The site currently has around 2500 different listings for drugs, a relatively small number compared to sites like Evolution that at one point boasted nearly 15,000 individual advertisements. All the usual stuff is there, including cocaine, methamphetamine and cannabis.

"Welcome to Silk Road 3.0. We are an anonymous, professional and peaceful marketplace selling all sorts of goods and services. I am honored to welcome you to our community," reads an automatically generated message from the site owner, who has also decided to take it upon himself to adopt the moniker of the original Silk Road's leader, Dread Pirate Roberts. "There is no judgement, censorship or repercussion here.
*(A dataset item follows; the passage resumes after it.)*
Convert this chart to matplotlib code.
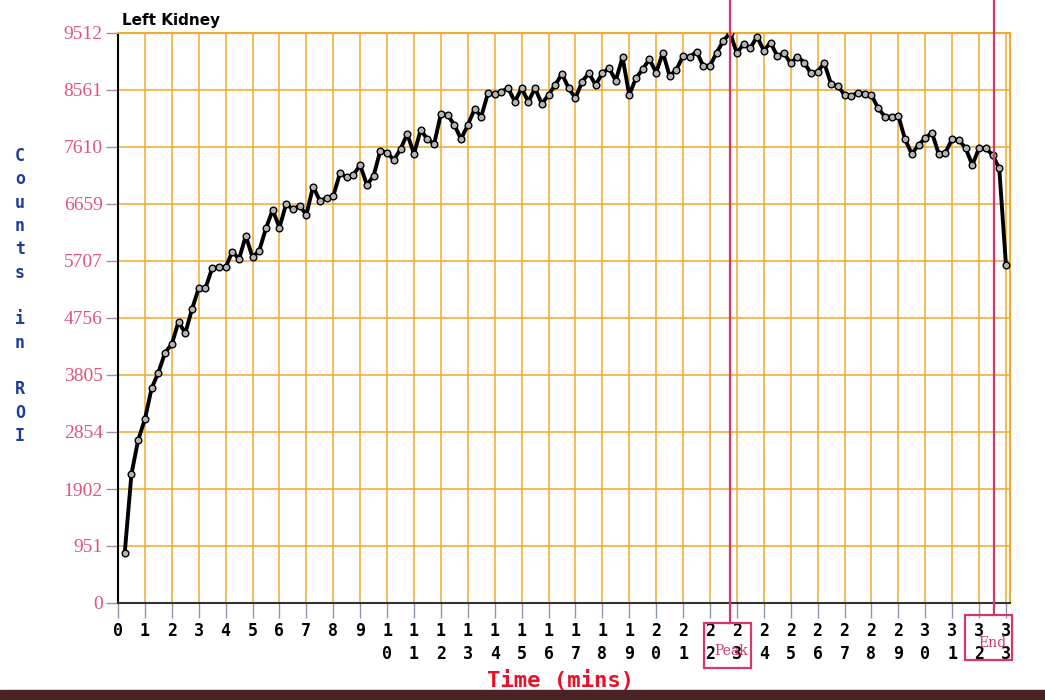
import matplotlib
matplotlib.use("Agg")
import matplotlib.pyplot as plt
from matplotlib.patches import Rectangle

# ---- data ----
frame_minutes = 0.25
counts = [
    830, 2150, 2720, 3066, 3583, 3844, 4178, 4318, 4695, 4501,
    4902, 5252, 5252, 5586, 5603, 5600, 5864, 5741, 6125, 5770,
    5880, 6253, 6559, 6264, 6659, 6570, 6631, 6476, 6949, 6715,
    6754, 6790, 7171, 7105, 7143, 7310, 6976, 7127, 7550, 7516,
    7394, 7572, 7828, 7494, 7894, 7739, 7661, 8161, 8144, 7978,
    7739, 7978, 8240, 8117, 8507, 8490, 8534, 8590, 8367, 8590,
    8367, 8590, 8328, 8479, 8645, 8829, 8590, 8423, 8701, 8841,
    8645, 8841, 8924, 8718, 9107, 8479, 8757, 8907, 9074, 8851,
    9185, 8796, 8896, 9129, 9107, 9202, 8963, 8963, 9185, 9385,
    9512, 9174, 9330, 9258, 9452, 9218, 9352, 9129, 9174, 9007,
    9118, 9018, 8841, 8868, 9007, 8662, 8629, 8479, 8460, 8518,
    8500, 8479, 8256, 8117, 8117, 8128, 7739, 7494, 7644, 7755,
    7850, 7494, 7516, 7739, 7728, 7589, 7310, 7589, 7589, 7477,
    7255, 5641,
]
times = [frame_minutes * (i + 1) for i in range(len(counts))]

y_ticks = [0, 951, 1902, 2854, 3805, 4756, 5707, 6659, 7610, 8561, 9512]
y_tick_labels = ["0", "951", "1902", "2854", "3805", "4756",
                 "5707", "6659", "7610", "8561", "9512"]
x_ticks = list(range(34))
x_tick_labels = ["0", "1", "2", "3", "4", "5", "6", "7", "8", "9",
                 "1\n0", "1\n1", "1\n2", "1\n3", "1\n4", "1\n5", "1\n6",
                 "1\n7", "1\n8", "1\n9", "2\n0", "2\n1", "2\n2", "2\n3",
                 "2\n4", "2\n5", "2\n6", "2\n7", "2\n8", "2\n9", "3\n0",
                 "3\n1", "3\n2", "3\n3"]
peak_time = 22.75
end_time = 32.55

title = "Left Kidney"
ylabel = "C\no\nu\nn\nt\ns\n\ni\nn\n\nR\nO\nI"
xlabel = "Time (mins)"

# ---- styling ----
grid_col = "#f0aa2e"
pink = "#d6386e"
ytick_col = "#e0557c"

fig = plt.figure(figsize=(10.45, 7), dpi=100)
fig.patch.set_facecolor("white")
ax = fig.add_axes([0.1129, 0.1386, 0.8536, 0.8143])

ax.set_xlim(0, 33.15)
ax.set_ylim(0, 9512)
ax.set_axisbelow(True)
ax.grid(True, color=grid_col, lw=1.1)

ax.plot(times, counts, color="black", lw=2.8, marker="o", ms=4.8,
        mfc="#b4b4b4", mec="black", mew=1.0, zorder=3)

ax.set_xticks(x_ticks)
ax.set_xticklabels(x_tick_labels, fontfamily="DejaVu Sans Mono",
                   fontweight="bold", fontsize=12, linespacing=1.3)
ax.set_yticks(y_ticks)
ax.set_yticklabels(y_tick_labels, fontfamily="Liberation Serif",
                   fontsize=14, color=ytick_col)
ax.tick_params(axis="x", length=11, color="#8a98ac", width=1, pad=3)
ax.tick_params(axis="y", length=9, color="#a89098", width=1, pad=2)

ax.spines["left"].set_color("black")
ax.spines["left"].set_linewidth(1.5)
ax.spines["bottom"].set_color("#333333")
ax.spines["bottom"].set_linewidth(1.5)
ax.spines["top"].set_color(grid_col)
ax.spines["top"].set_linewidth(1.5)
ax.spines["right"].set_color(grid_col)
ax.spines["right"].set_linewidth(1.5)

# Peak / End markers
trans = ax.get_xaxis_transform()
ax.plot([peak_time, peak_time], [-0.035, 1.06], transform=trans,
        color=pink, lw=1.6, clip_on=False, zorder=4)
ax.plot([end_time, end_time], [-0.021, 1.06], transform=trans,
        color=pink, lw=1.6, clip_on=False, zorder=4)
ax.add_patch(Rectangle((21.78, -0.114), 1.75, 0.079, transform=trans,
                       fill=False, ec=pink, lw=1.6, clip_on=False, zorder=4))
ax.add_patch(Rectangle((31.49, -0.100), 1.74, 0.079, transform=trans,
                       fill=False, ec=pink, lw=1.6, clip_on=False, zorder=4))
ax.text(peak_time + 0.05, -0.084, "Peak", transform=trans, ha="center",
        va="center", color=pink, fontsize=10, fontfamily="DejaVu Serif",
        zorder=5)
ax.text(end_time - 0.05, -0.07, "End", transform=trans, ha="center",
        va="center", color=pink, fontsize=10, fontfamily="DejaVu Serif",
        zorder=5)

# Texts
fig.text(122 / 1045, 1 - 20 / 700, title, ha="left", va="center",
         fontweight="bold", fontfamily="DejaVu Sans", fontsize=11,
         color="black")
fig.text(20 / 1045, 1 - 296 / 700, ylabel, ha="center", va="center",
         fontfamily="DejaVu Sans Mono", fontweight="bold", fontsize=12,
         color="#1f3b9e", linespacing=1.38)
fig.text(561 / 1045, 1 - 681 / 700, xlabel, ha="center", va="center",
         fontfamily="DejaVu Sans Mono", fontweight="bold", fontsize=16,
         color="#e8102a")

# scanned page edge at the bottom
fig.add_artist(Rectangle((0, 0), 1, 10 / 700, transform=fig.transFigure,
                         color="#4a2424", zorder=0))

fig.savefig("out.png", dpi=100)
We are truly free."

When the first Silk Road was busted by the FBI in October 2013, a replacement shot up barely a month later. (Ross Ulbricht, the 31-year-old convicted mastermind behind the original Silk Road, is currently serving a life sentence.) Silk Road 2.0, as it was known, was a genuine successor: staff and community members from the original Silk Road banded together to keep the idea of a free, anonymous market alive and kicking.

But, after that one was also closed down by authorities a year later, copycats, with no links to the original staff members or creator, were launched.

One of those was Silk Road Reloaded, which instead of being hosted on a Tor hidden service made use of I2P, another anonymity network. With only a handful of listings and users, Reloaded was barely a marketplace:

And it turns out this latest Silk Road might just be a purposefully re-branded version of another, largely forgettable drug marketplace.

"This is the official link of 'Silk Road 3' - that was previously 'Diabolus,'" Deep Dot Web, the maintainer of a news site that follows the markets, told Motherboard in an email.

The idea of anonymous marketplaces might have spread at a colossal rate since the original Silk Road was knocked down, but these cheap sites just act as an embarrassment to the original. Perhaps it's time to let Silk Road die.